MOSCOW, DEC. 16 -- A subtle rumbling of dissent has broken a general mood of jubilation here over the U.S.-Soviet agreement to scrap medium- and shorter-range missiles that was signed at the summit in Washington last week.

One Soviet war veteran griped about the treaty even before it was signed, using the newspaper Pravda to warn Kremlin leaders against being swindled by the Reagan administration.

"Is it really possible to trust the U.S. leadership?" M. Linyak asked rhetorically in the official Communist Party publication. "American imperialism hasn't given up its quest for military superiority."

Since Soviet leader Mikhail Gorbachev sealed the Intermediate-range Nuclear Forces (INF) accord in Washington, other complaints about it and the Kremlin leadership's general advocacy of disarmament have surfaced in scattered articles in the official media.

Although it has been dismissed by senior party officials, the grumbling indicates that the Kremlin's disarmament policy is probably disputed, some western diplomats said, if only by a minority of rank-and-file party members and military officials.
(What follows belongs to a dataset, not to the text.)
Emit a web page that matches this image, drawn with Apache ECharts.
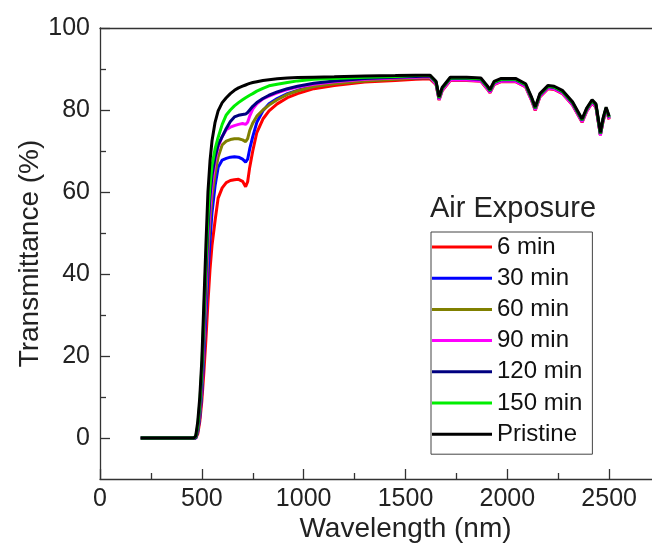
<!DOCTYPE html>
<html>
<head>
<meta charset="utf-8">
<script src="https://cdn.jsdelivr.net/npm/echarts@6/dist/echarts.min.js"></script>
<style>
html,body{margin:0;padding:0;background:#fff;}
#chart{width:652px;height:548px;}
</style>
</head>
<body>
<div id="chart"></div>
<script>
// Wavelength grid (nm)
const wavelengths = [200, 460, 470, 480, 490, 500, 510, 520, 530, 540, 550, 565, 580, 600, 620, 640, 660, 680, 700, 715, 725, 735, 750, 770, 800, 830, 870, 920, 970, 1050, 1150, 1300, 1450, 1550, 1620, 1650, 1665, 1680, 1720, 1800, 1870, 1900, 1915, 1935, 1970, 2040, 2090, 2120, 2137, 2160, 2200, 2230, 2270, 2320, 2367, 2390, 2416, 2435, 2457, 2470, 2485, 2500];

// Transmittance (%) per series
const t6 = [0, 0, 0, 1, 4, 9, 16, 24, 33, 41, 47, 53, 58.5, 61, 62.3, 62.8, 63, 63.1, 62.6, 61.3, 62.5, 66, 70, 74.5, 77.8, 79.8, 81.5, 83, 84, 85.2, 86, 86.8, 87.2, 87.5, 87.6,
  86.2, 82.4, 84.7, 87.2, 87.2, 87, 85.2, 84.2, 86.2, 86.9, 86.9, 85.6, 82.2, 79.9, 83.2, 85.2, 85, 84, 81.2, 77, 79.7, 81.7, 80.7, 73.9, 77.2, 79.9, 77.7];
const t30 = [0, 0, 0, 1.5, 5, 11, 20, 30, 40, 48, 55, 61.5, 66, 67.8, 68.2, 68.5, 68.6, 68.5, 68, 67.3, 68, 70.5, 73.5, 77, 79.8, 81.5, 82.8, 84, 84.8, 85.8, 86.5, 87.2, 87.6, 87.8, 87.9,
  86.5, 82.7, 85, 87.5, 87.5, 87.3, 85.5, 84.5, 86.5, 87.2, 87.2, 85.9, 82.5, 80.2, 83.5, 85.5, 85.3, 84.3, 81.5, 77.3, 80, 82, 81, 74, 77.5, 80.2, 78];
const t60 = [0, 0, 0, 2, 6, 13, 23, 34, 45, 53, 59, 64.5, 68.5, 71.5, 72.4, 72.8, 73, 73, 72.7, 72.3, 73, 75, 76.8, 78.5, 80, 81.2, 82.5, 83.8, 84.7, 85.7, 86.4, 87.1, 87.5, 87.8, 87.9,
  86.4, 82.6, 84.9, 87.4, 87.4, 87.2, 85.4, 84.4, 86.4, 87.1, 87.1, 85.8, 82.4, 80.1, 83.4, 85.4, 85.2, 84.2, 81.4, 77.2, 79.9, 81.9, 80.9, 73.9, 77.4, 80.1, 77.9];
const t90 = [0, 0, 0, 2.5, 7, 14, 25, 37, 48, 56, 62, 67.5, 71, 73.5, 75.2, 75.8, 76.2, 76.5, 76.7, 76.5, 77, 78.5, 80.2, 81.5, 82.7, 83.4, 84.2, 85, 85.6, 86.3, 86.9, 87.5, 87.8, 88, 88.1,
  86.3, 82.5, 84.8, 87.3, 87.3, 87.1, 85.3, 84.3, 86.3, 87, 87, 85.7, 82.3, 80, 83.3, 85.3, 85.1, 84.1, 81.3, 77.1, 79.8, 81.8, 80.8, 73.8, 77.3, 80, 77.8];
const t120 = [0, 0, 0, 2.5, 7.5, 15, 27, 40, 51, 59, 64, 68.5, 71.5, 73.5, 75.5, 77.2, 78.3, 78.7, 78.9, 79, 79.4, 80, 80.9, 81.8, 82.8, 83.6, 84.4, 85.2, 85.8, 86.5, 87.1, 87.7, 88, 88.2, 88.3,
  86.7, 82.9, 85.2, 87.7, 87.7, 87.5, 85.7, 84.7, 86.7, 87.4, 87.4, 86.1, 82.7, 80.4, 83.7, 85.7, 85.5, 84.5, 81.7, 77.5, 80.2, 82.2, 81.2, 74.2, 77.7, 80.4, 78.2];
const t150 = [0, 0, 0.3, 3, 8.5, 17, 30, 43, 54, 61.5, 66.5, 70.5, 73.3, 76.5, 78.8, 80, 81, 81.8, 82.5, 83, 83.3, 83.6, 84, 84.6, 85.3, 85.9, 86.3, 86.7, 87.1, 87.5, 87.7, 88, 88.2, 88.4, 88.4,
  86.8, 83, 85.3, 87.8, 87.8, 87.6, 85.8, 84.8, 86.8, 87.5, 87.5, 86.2, 82.8, 80.5, 83.8, 85.8, 85.6, 84.6, 81.8, 77.6, 80.3, 82.3, 81.3, 74.3, 77.8, 80.5, 78.3];
const tPristine = [0, 0, 0.5, 4, 10, 19, 33, 47, 60, 67.5, 72.5, 77, 79.8, 81.8, 83, 84, 84.8, 85.4, 85.8, 86.1, 86.3, 86.5, 86.7, 86.9, 87.2, 87.4, 87.6, 87.8, 87.9, 88, 88.1, 88.3, 88.4, 88.5, 88.5,
  87, 83.2, 85.5, 88, 88, 87.8, 86, 85, 87, 87.7, 87.7, 86.4, 83, 80.7, 84, 86, 85.8, 84.8, 82, 77.8, 80.5, 82.5, 81.5, 74.5, 78, 80.7, 78.5];

const seriesNames = ['6 min', '30 min', '60 min', '90 min', '120 min', '150 min', 'Pristine'];
const seriesValues = [t6, t30, t60, t90, t120, t150, tPristine];
const seriesColors = ['#FF0000', '#0000FF', '#808000', '#FF00FF', '#000080', '#00EE00', '#000000'];

const xMajorTicks = [0, 500, 1000, 1500, 2000, 2500];
const xMinorTicks = [250, 750, 1250, 1750, 2250];
const yMajorTicks = [0, 20, 40, 60, 80, 100];
const yMinorTicks = [10, 30, 50, 70, 90];

const FONT = '"Liberation Sans", Arial, sans-serif';
const AX = '#333';

const chart = echarts.init(document.getElementById('chart'), null, {renderer: 'canvas'});

const series = seriesNames.map((name, k) => ({
  name: name,
  type: 'line',
  xAxisIndex: 0,
  yAxisIndex: 0,
  showSymbol: false,
  symbol: 'none',
  smooth: false,
  data: wavelengths.map((w, i) => [w, seriesValues[k][i]]),
  lineStyle: {color: seriesColors[k], width: 3},
  itemStyle: {color: seriesColors[k]},
  emphasis: {disabled: true},
  z: 2 + k
}));

chart.setOption({
  animation: false,
  backgroundColor: '#fff',
  title: {
    text: 'Air Exposure',
    left: 425, top: 189,
    textStyle: {fontSize: 29, fontWeight: 'normal', color: '#222', fontFamily: FONT}
  },
  legend: {
    data: seriesNames,
    orient: 'vertical',
    left: 431, top: 232,
    padding: [3, 10, 8, 1],
    itemGap: 7.2,
    itemWidth: 60,
    itemHeight: 3,
    icon: 'rect',
    borderColor: '#444',
    borderWidth: 1,
    backgroundColor: '#fff',
    selectedMode: false,
    textStyle: {fontSize: 24, lineHeight: 24, color: '#111', fontFamily: FONT}
  },
  grid: {left: 100, top: 28, width: 611, height: 451, containLabel: false, outerBoundsMode: 'none'},
  xAxis: [
    {
      type: 'value', min: 0, max: 3000, position: 'bottom',
      name: 'Wavelength (nm)', nameLocation: 'middle', nameGap: 36, nameMoveOverlap: false,
      nameTextStyle: {fontSize: 28, color: '#222', fontFamily: FONT},
      axisLine: {show: true, onZero: false, lineStyle: {color: AX, width: 1.3}},
      axisTick: {show: true, inside: true, length: 10, customValues: xMajorTicks, lineStyle: {color: AX, width: 1.3}},
      axisLabel: {customValues: xMajorTicks, formatter: v => String(v), fontSize: 25, color: '#222', margin: 8, fontFamily: FONT},
      splitLine: {show: false}
    },
    {
      type: 'value', min: 0, max: 3000, position: 'bottom',
      axisLine: {show: false, onZero: false},
      axisTick: {show: true, inside: true, length: 6, customValues: xMinorTicks, lineStyle: {color: AX, width: 1.3}},
      axisLabel: {show: false},
      splitLine: {show: false}
    },
    {
      type: 'value', min: 0, max: 3000, position: 'top',
      axisLine: {show: true, onZero: false, lineStyle: {color: AX, width: 1.3}},
      axisTick: {show: false},
      axisLabel: {show: false},
      splitLine: {show: false}
    }
  ],
  yAxis: [
    {
      type: 'value', min: -10, max: 100, position: 'left',
      name: 'Transmittance (%)', nameLocation: 'middle', nameGap: 56, nameMoveOverlap: false,
      nameTextStyle: {fontSize: 28, color: '#222', fontFamily: FONT},
      axisLine: {show: true, onZero: false, lineStyle: {color: AX, width: 1.3}},
      axisTick: {show: true, inside: true, length: 10, customValues: yMajorTicks, lineStyle: {color: AX, width: 1.3}},
      axisLabel: {customValues: yMajorTicks, formatter: v => String(v), fontSize: 25, color: '#222', margin: 10, fontFamily: FONT},
      splitLine: {show: false}
    },
    {
      type: 'value', min: -10, max: 100, position: 'left', offset: 0,
      axisLine: {show: false, onZero: false},
      axisTick: {show: true, inside: true, length: 6, customValues: yMinorTicks, lineStyle: {color: AX, width: 1.3}},
      axisLabel: {show: false},
      splitLine: {show: false}
    }
  ],
  series: series
});
</script>
</body>
</html>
Nevertheless, in a show of glasnost, or openness, these skeptics appear to be getting a public airing.

No sooner was the treaty signed than a writer in the military newspaper Krasnaya Zvesda (Red Star) cautioned against a mood of pacifism creeping across the Soviet Union. Others charged Moscow with making a raw deal, since the treaty calls for the Soviet Union to destroy twice as many missiles as the United States.

In apparent response to the skeptics, Gorbachev, Army Chief of Staff Sergei Akhromeyev and other leading officials who took part in INF negotiations have been defensive in their public explanations of the treaty terms.

Akhromeyev, conceding in Pravda today that the Soviet Union is required to destroy more missiles, said, "It was important to deal not only with the arithmetic correlation of forces, but also with who should take the first step toward the beginning of disarmament.

"A positive outcome to negotiations is only possible on a reciprocal basis when both sides make concessions," the 64-year-old official said. "That is how it was in preparing the treaty on medium- and short{er}-range missiles. At the same time, the defense capacity of our country is ensured."

Akhromeyev, at pains to show that the Soviet military's interests were protected during the talks in Washington, said that Soviet negotiators had resisted a U.S. attempt to win a more lenient approach to Reagan's Strategic Defense Initiative, or "Star Wars," program.

"The American experts were proposing to us that they would be creating an {antiballistic missile} system for their country," he said. "We came out decisively against that.

"In order to prevent this, we managed to have recorded in the final joint statement that both sides were obliged to observe the ABM treaty in the form in which it was signed in 1972," he said.

In another signal of discontent, an official Soviet spokesman opened the first Moscow briefing after the summit with a striking defense of the Washington treaty, under which both the United States and the Soviet Union will be required to eliminate all of their medium- and shorter-range missiles.

"It is not an easy thing to give up nuclear missiles," Foreign Ministry spokesman Boris Pyadyshev said yesterday. "Some people believe that they are a symbol of a country's might, of its power over circumstances. Some people maintain that by giving up nuclear missiles a country loses the accessories of a great power. This is an entirely wrong assumption."

In a Monday night appearance on Soviet television, Gorbachev, too, seemed at pains to stress that the treaty was carefully weighed so as not to leave the Soviet Union at a military disadvantage.

Gorbachev also said that in preparing for the summit, the ruling Politburo's members discussed several times "the principled stand from which we would act there, and were once again calculating everything from the military-technical viewpoint."

Gorbachev, who hinted in talks with U.S. congressmen that the INF treaty might face a debate before ratification by the Soviet legislature, reiterated the point in his speech Monday. Referring to the Supreme Soviet, he said, "I hope that it will back the agreement, for such is the will of our people."

The nominal legislature is composed solely of Communist Party members and has not in memory rejected a bill put forward by the party.

During his 20-minute televised speech, Gorbachev struck western viewers and some Soviets as defensive about the treaty and his campaign for nuclear disarmament.

By stressing that the Politburo had collaborated in summit preparations and that the Soviet allies had approved the results, "he seemed eager to emphasize that going for the treaty was a group decision and not his alone," a senior western diplomat said. "He appeared to be arguing with doubts about the whole thing expressed by a skeptical, off-camera interlocuter."

In a show of glasnost, some of the skeptics now appear to be moving on-camera. In an official Soviet poll of attitudes toward disarmament and the treaty, released this week in the official magazine New Times, 20 percent of those questioned said that Moscow should seek military superiority rather than parity.

According to an article last Thursday in the official newspaper Sovietskaya Rossiya, factory workers in Votkinsk, who would have to transfer from defense to civilian industry as a result of the treaty, noted that the switch would result in some "shortages."